Alice: How much is this?
Vendor, tuk-tuk driver, etc.: (names price)
Me: (frowns) Hmm.
Alice: Oh, that’s too much.
Me: (motions) Come on, let’s go.
Vendor: How much will you pay?
Me: No, it’s…(furrows brow)
Alice: (looks at me to shut me up) (names price, 1/2 of what they are asking)
Vendor: Too low! (Names new price, Alice and vendor haggle, while I try to pull her away, or feign interest in something else. Finally, the vendor offers a final price.)
Alice: What do you think?
Me: (If I think it’s a good deal, I will say, “Eloise would like it.” If I don’t, I tell her I don’t think it’s a good deal. Either they agree or we walk away; usually as we walk away, they will name a price lower than the original price we started from.)

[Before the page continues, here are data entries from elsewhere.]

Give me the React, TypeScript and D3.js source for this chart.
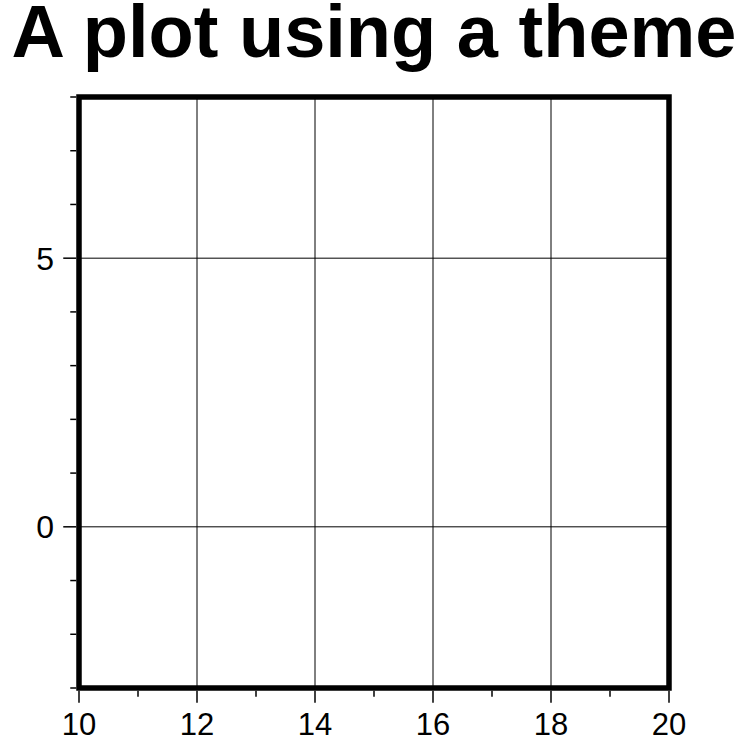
import React, { useEffect, useRef } from 'react';
import * as d3 from 'd3';

const title = "A plot using a theme";
const xDomain = [10, 20];
const yDomain = [-3, 8];
const xMajor = [10, 12, 14, 16, 18, 20];
const xMinor = [11, 13, 15, 17, 19];
const yMajor = [0, 5];
const yMinor = [-3, -2, -1, 1, 2, 3, 4, 6, 7, 8];
const xGrid = [12, 14, 16, 18];
const yGrid = [0, 5];

const W = 748;
const H = 739;

export default function App() {
  const ref = useRef<SVGSVGElement>(null);

  useEffect(() => {
    if (!ref.current) return;
    const svg = d3.select(ref.current);
    svg.selectAll("*").remove();

    const font = "'Liberation Sans', Arial, Helvetica, sans-serif";
    const x = d3.scaleLinear().domain(xDomain).range([79, 669]);
    const y = d3.scaleLinear().domain(yDomain).range([688, 97]);
    const fw = 5.5;

    svg.append("rect").attr("width", W).attr("height", H).attr("fill", "#fff");

    // grid
    svg.selectAll(".gx").data(xGrid).enter().append("line")
      .attr("x1", d => x(d)).attr("x2", d => x(d))
      .attr("y1", y(yDomain[0])).attr("y2", y(yDomain[1]))
      .attr("stroke", "#000").attr("stroke-width", 1);
    svg.selectAll(".gy").data(yGrid).enter().append("line")
      .attr("y1", d => y(d)).attr("y2", d => y(d))
      .attr("x1", x(xDomain[0])).attr("x2", x(xDomain[1]))
      .attr("stroke", "#000").attr("stroke-width", 1);

    // frame
    svg.append("rect")
      .attr("x", x(xDomain[0])).attr("y", y(yDomain[1]))
      .attr("width", x(xDomain[1]) - x(xDomain[0]))
      .attr("height", y(yDomain[0]) - y(yDomain[1]))
      .attr("fill", "none").attr("stroke", "#000").attr("stroke-width", fw)
      .attr("stroke-linecap", "square");

    const bottom = y(yDomain[0]) + fw / 2;
    const left = x(xDomain[0]) - fw / 2;

    // x ticks
    svg.selectAll(".xt").data(xMajor).enter().append("line")
      .attr("x1", d => x(d)).attr("x2", d => x(d))
      .attr("y1", bottom).attr("y2", bottom + 12)
      .attr("stroke", "#000").attr("stroke-width", 1.5);
    svg.selectAll(".xm").data(xMinor).enter().append("line")
      .attr("x1", d => x(d)).attr("x2", d => x(d))
      .attr("y1", bottom).attr("y2", bottom + 6)
      .attr("stroke", "#000").attr("stroke-width", 1.5);
    svg.selectAll(".xl").data(xMajor).enter().append("text")
      .attr("x", d => x(d)).attr("y", 735)
      .attr("text-anchor", "middle")
      .style("font-family", font).style("font-size", "31px")
      .attr("fill", "#000")
      .text(d => String(d));

    // y ticks
    svg.selectAll(".yt").data(yMajor).enter().append("line")
      .attr("y1", d => y(d)).attr("y2", d => y(d))
      .attr("x1", left).attr("x2", left - 13)
      .attr("stroke", "#000").attr("stroke-width", 1.5);
    svg.selectAll(".ym").data(yMinor).enter().append("line")
      .attr("y1", d => y(d)).attr("y2", d => y(d))
      .attr("x1", left).attr("x2", left - 6)
      .attr("stroke", "#000").attr("stroke-width", 1.5);
    svg.selectAll(".yl").data(yMajor).enter().append("text")
      .attr("x", 54).attr("y", d => y(d))
      .attr("dy", "0.36em")
      .attr("text-anchor", "end")
      .style("font-family", font).style("font-size", "32px")
      .attr("fill", "#000")
      .text(d => String(d));

    // title
    svg.append("text")
      .attr("x", (x(xDomain[0]) + x(xDomain[1])) / 2).attr("y", 57)
      .attr("text-anchor", "middle")
      .style("font-family", font).style("font-size", "74px").style("font-weight", "bold")
      .attr("fill", "#000")
      .text(title);
  }, []);

  return (
    <svg ref={ref} width={W} height={H} viewBox={`0 0 ${W} ${H}`}
      style={{ position: 'absolute', left: 0, top: 0, display: 'block' }} />
  );
}
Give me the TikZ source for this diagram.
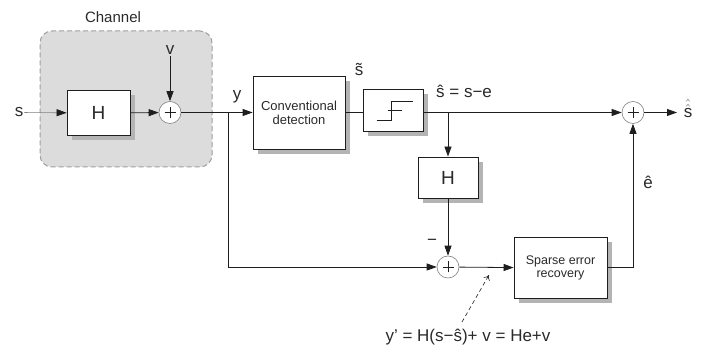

The good buyer/bad buyer routine has probably saved us $500 over the last few months. I’ve also become much more comfortable negotiating; I feel as if this would have been phenomenal training from when I was very young, because in the west, we’re generally not taught to question other peoples’ positions or bargain hard for our own interests. The world here – and probably everywhere – is a negotiable place; we just have to make sure that we negotiate from our own position, smile and laugh, have fun, and not take it too seriously. I hope my children take a trip like this when they are 16, and learn to bargain ruthlessly for everything, because it will serve them well for the rest of their lives.